*WHAT NEEDS TO BE DONE*: Search the records for the word "this" and report each line that has it.
::: EXERCISE INPUT :::
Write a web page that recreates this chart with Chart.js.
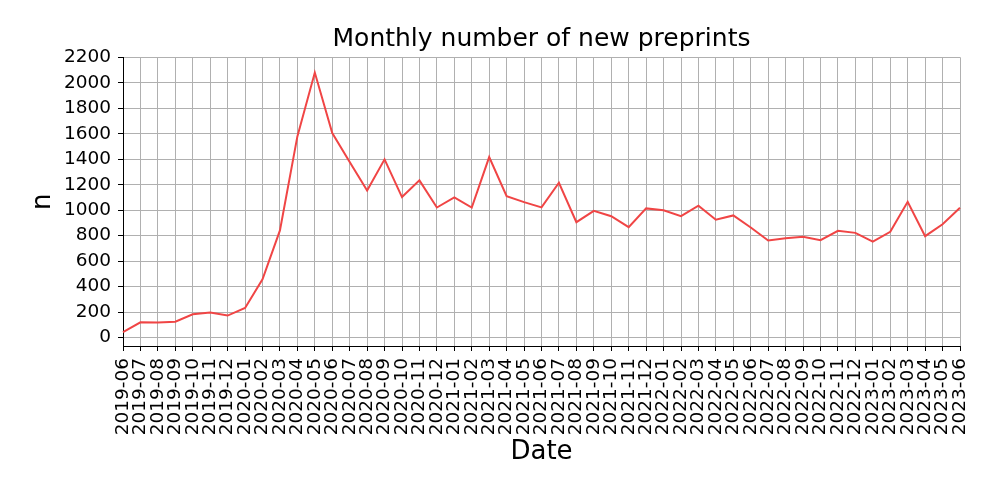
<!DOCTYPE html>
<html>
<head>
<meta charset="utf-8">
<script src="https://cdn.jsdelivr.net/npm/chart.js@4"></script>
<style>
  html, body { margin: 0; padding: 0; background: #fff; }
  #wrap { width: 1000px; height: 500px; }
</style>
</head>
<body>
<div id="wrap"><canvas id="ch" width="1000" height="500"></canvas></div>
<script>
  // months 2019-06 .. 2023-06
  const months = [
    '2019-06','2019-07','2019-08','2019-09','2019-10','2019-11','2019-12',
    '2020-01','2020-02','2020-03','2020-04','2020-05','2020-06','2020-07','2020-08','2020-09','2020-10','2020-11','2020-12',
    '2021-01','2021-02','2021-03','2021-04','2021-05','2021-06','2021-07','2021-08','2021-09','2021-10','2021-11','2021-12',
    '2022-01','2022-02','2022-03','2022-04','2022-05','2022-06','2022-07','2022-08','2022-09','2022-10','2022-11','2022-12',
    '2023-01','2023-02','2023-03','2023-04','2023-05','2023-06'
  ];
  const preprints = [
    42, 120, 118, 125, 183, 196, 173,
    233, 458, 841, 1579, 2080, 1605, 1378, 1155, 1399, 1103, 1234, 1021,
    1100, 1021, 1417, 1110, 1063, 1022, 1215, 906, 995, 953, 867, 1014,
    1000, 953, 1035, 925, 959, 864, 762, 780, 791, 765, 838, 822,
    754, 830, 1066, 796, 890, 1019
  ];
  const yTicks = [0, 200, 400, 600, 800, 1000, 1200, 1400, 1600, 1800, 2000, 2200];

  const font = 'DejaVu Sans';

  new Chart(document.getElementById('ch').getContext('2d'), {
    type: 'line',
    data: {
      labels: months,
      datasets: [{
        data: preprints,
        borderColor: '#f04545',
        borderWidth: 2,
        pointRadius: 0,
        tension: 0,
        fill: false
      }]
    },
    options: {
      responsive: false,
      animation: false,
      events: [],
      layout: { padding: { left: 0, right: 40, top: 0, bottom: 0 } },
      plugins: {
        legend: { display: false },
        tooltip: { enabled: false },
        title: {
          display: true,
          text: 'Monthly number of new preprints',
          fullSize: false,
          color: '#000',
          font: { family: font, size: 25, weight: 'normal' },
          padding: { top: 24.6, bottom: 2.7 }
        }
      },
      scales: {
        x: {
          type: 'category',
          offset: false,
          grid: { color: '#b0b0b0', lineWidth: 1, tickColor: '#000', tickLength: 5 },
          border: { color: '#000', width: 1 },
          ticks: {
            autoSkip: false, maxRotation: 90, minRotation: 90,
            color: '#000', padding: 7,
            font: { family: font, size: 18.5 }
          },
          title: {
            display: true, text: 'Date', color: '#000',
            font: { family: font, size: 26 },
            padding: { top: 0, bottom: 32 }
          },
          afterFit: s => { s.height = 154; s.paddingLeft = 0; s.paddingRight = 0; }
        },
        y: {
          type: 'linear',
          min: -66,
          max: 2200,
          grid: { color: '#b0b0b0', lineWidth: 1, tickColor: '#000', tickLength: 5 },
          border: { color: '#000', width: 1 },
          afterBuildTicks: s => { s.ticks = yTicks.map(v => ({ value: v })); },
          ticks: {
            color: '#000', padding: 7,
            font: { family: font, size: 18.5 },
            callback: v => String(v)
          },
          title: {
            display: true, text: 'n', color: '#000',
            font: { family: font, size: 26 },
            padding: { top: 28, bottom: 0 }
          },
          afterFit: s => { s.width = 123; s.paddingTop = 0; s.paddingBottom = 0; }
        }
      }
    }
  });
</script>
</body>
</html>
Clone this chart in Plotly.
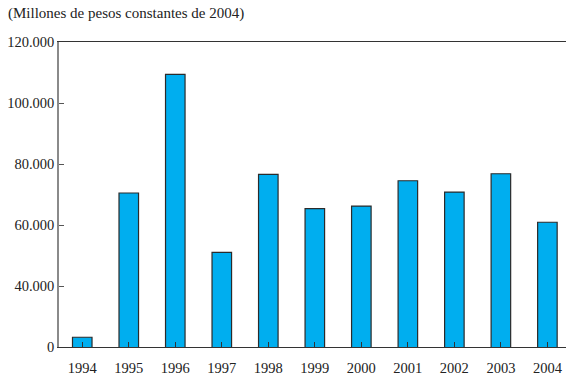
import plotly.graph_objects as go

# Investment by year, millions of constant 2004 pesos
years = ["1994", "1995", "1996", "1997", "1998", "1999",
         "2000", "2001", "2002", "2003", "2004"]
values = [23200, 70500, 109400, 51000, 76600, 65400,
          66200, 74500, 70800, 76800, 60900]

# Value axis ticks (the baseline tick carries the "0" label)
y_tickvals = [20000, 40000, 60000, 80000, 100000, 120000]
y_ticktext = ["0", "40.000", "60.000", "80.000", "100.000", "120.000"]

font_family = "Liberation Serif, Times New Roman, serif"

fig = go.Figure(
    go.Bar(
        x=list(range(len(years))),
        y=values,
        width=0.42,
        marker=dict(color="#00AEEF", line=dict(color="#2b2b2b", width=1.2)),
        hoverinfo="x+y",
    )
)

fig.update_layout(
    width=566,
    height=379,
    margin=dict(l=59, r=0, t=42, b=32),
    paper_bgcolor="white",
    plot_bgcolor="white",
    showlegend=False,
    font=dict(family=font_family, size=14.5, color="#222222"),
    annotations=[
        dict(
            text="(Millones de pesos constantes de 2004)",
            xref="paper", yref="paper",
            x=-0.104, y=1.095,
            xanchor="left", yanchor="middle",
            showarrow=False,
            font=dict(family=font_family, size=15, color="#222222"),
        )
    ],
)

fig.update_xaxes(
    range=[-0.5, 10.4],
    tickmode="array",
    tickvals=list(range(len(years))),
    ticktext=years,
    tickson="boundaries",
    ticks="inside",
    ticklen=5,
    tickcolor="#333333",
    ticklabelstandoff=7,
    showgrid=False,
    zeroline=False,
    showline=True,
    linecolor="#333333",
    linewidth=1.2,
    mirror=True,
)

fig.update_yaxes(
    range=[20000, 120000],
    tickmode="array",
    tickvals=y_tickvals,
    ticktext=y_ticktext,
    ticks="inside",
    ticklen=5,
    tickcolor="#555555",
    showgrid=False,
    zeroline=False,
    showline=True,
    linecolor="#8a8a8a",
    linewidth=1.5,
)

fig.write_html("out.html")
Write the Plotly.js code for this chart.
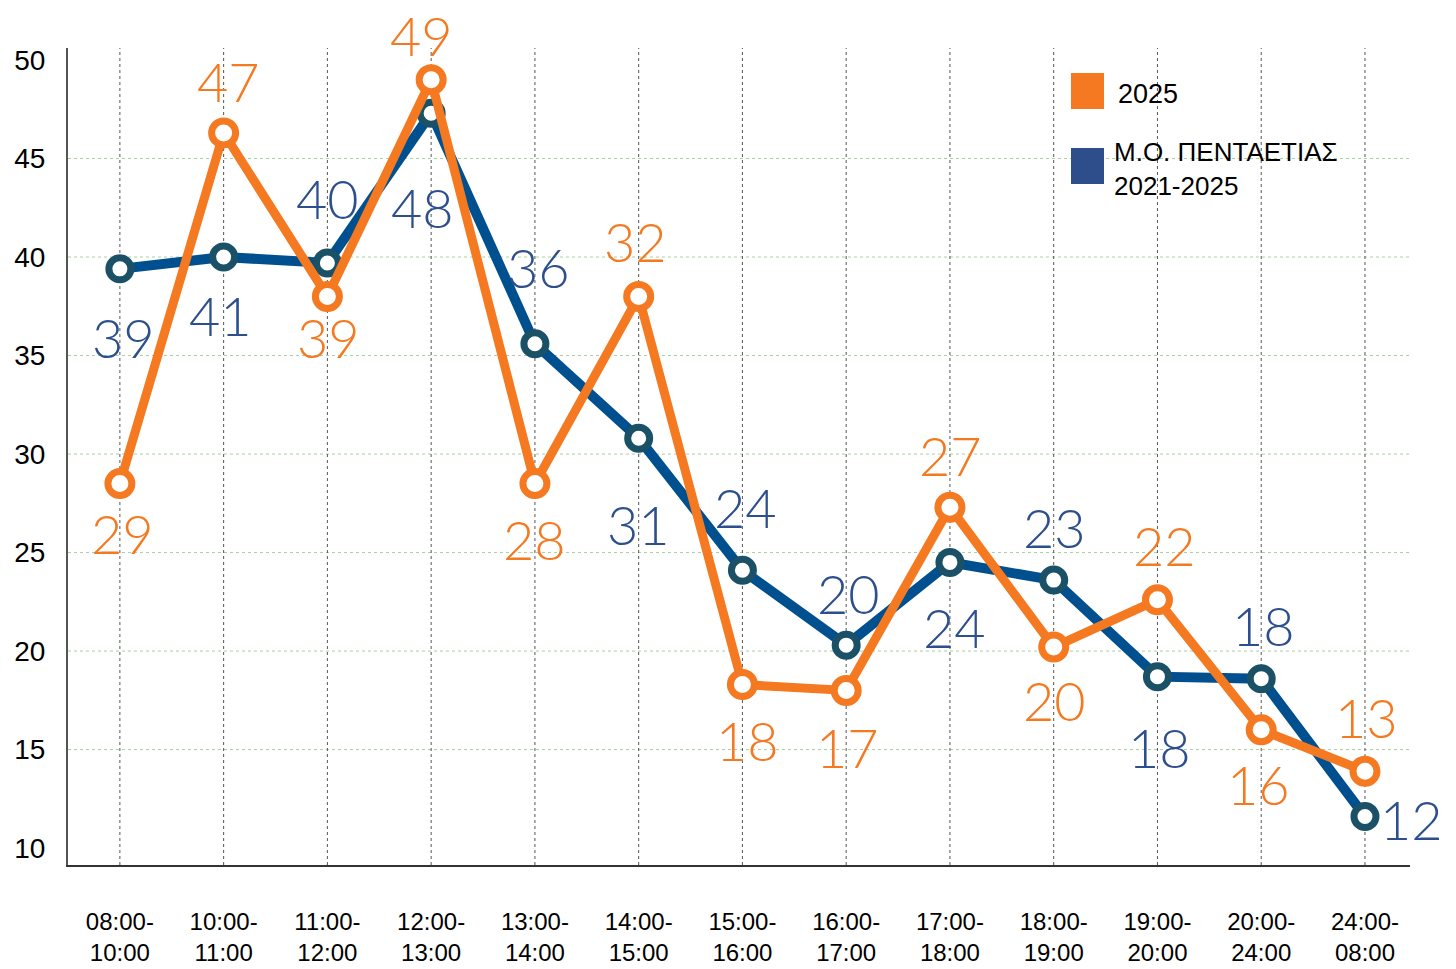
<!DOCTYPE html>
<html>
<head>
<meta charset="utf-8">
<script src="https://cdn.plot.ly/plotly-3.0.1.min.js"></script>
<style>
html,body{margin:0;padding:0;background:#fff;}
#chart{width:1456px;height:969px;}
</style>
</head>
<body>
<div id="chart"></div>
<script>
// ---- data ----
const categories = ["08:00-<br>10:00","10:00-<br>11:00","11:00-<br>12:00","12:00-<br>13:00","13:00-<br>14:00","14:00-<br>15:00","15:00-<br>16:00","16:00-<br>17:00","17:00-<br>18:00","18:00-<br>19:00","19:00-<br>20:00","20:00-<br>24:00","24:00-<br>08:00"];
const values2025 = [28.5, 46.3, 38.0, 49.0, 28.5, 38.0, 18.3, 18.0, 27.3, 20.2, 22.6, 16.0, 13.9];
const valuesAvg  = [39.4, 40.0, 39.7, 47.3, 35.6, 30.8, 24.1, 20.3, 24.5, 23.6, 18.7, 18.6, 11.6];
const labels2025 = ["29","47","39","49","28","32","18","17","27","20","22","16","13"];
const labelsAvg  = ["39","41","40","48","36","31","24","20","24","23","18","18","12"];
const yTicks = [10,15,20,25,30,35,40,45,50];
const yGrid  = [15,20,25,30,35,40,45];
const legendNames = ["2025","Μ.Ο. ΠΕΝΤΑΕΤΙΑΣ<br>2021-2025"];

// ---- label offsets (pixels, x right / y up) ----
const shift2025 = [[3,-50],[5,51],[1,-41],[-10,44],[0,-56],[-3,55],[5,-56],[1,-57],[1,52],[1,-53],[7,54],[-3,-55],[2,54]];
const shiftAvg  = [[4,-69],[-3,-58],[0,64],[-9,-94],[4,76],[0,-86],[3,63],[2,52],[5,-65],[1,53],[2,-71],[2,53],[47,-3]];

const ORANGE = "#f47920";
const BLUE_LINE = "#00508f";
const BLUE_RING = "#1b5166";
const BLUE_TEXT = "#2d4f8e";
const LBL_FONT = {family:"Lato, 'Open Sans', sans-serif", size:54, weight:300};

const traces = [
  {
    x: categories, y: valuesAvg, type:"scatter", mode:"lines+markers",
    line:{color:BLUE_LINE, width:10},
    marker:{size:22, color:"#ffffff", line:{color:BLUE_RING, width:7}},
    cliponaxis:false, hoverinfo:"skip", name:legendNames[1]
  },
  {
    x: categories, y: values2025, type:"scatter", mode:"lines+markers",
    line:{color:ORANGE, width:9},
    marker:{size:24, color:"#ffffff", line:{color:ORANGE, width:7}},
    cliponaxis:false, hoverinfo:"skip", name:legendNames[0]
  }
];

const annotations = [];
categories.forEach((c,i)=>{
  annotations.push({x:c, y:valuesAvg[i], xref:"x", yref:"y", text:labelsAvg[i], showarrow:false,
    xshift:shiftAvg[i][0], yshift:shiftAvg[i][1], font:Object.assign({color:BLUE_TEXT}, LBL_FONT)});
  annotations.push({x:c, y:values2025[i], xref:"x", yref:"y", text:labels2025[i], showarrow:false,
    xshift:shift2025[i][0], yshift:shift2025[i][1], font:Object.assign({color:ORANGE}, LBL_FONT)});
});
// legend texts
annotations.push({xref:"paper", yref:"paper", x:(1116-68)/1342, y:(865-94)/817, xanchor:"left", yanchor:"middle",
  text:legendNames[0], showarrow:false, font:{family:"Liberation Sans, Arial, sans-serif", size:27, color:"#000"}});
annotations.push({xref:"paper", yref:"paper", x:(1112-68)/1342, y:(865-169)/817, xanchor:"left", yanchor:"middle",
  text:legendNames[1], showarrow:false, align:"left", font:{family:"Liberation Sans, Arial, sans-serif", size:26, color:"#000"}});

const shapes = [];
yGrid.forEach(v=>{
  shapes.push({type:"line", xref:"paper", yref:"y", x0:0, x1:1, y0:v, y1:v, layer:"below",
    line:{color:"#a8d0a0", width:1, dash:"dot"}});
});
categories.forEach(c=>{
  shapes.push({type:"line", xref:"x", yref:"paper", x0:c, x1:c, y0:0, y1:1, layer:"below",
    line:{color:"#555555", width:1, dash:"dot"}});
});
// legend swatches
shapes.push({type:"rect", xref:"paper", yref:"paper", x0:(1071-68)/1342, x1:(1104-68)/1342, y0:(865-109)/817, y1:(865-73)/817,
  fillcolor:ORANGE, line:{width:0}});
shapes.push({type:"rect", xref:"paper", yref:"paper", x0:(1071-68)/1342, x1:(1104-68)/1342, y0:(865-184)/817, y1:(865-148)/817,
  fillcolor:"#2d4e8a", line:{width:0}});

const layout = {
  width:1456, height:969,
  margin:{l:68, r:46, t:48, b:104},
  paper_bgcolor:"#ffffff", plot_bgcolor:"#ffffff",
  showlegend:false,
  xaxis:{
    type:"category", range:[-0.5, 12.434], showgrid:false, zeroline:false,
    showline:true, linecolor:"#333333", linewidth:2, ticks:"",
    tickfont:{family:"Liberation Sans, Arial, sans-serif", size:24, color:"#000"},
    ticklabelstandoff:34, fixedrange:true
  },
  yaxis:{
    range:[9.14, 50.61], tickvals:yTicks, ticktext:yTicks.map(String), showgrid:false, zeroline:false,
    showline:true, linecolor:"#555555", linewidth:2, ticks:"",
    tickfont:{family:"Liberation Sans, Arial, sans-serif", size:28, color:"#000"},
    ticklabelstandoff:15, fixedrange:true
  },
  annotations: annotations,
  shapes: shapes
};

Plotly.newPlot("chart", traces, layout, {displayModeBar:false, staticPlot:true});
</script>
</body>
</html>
:::
*TASK RESULT*:
Write a web page that recreates this chart with Chart.js.
Clone this chart in Plotly.
Write the Plotly.js code for this chart.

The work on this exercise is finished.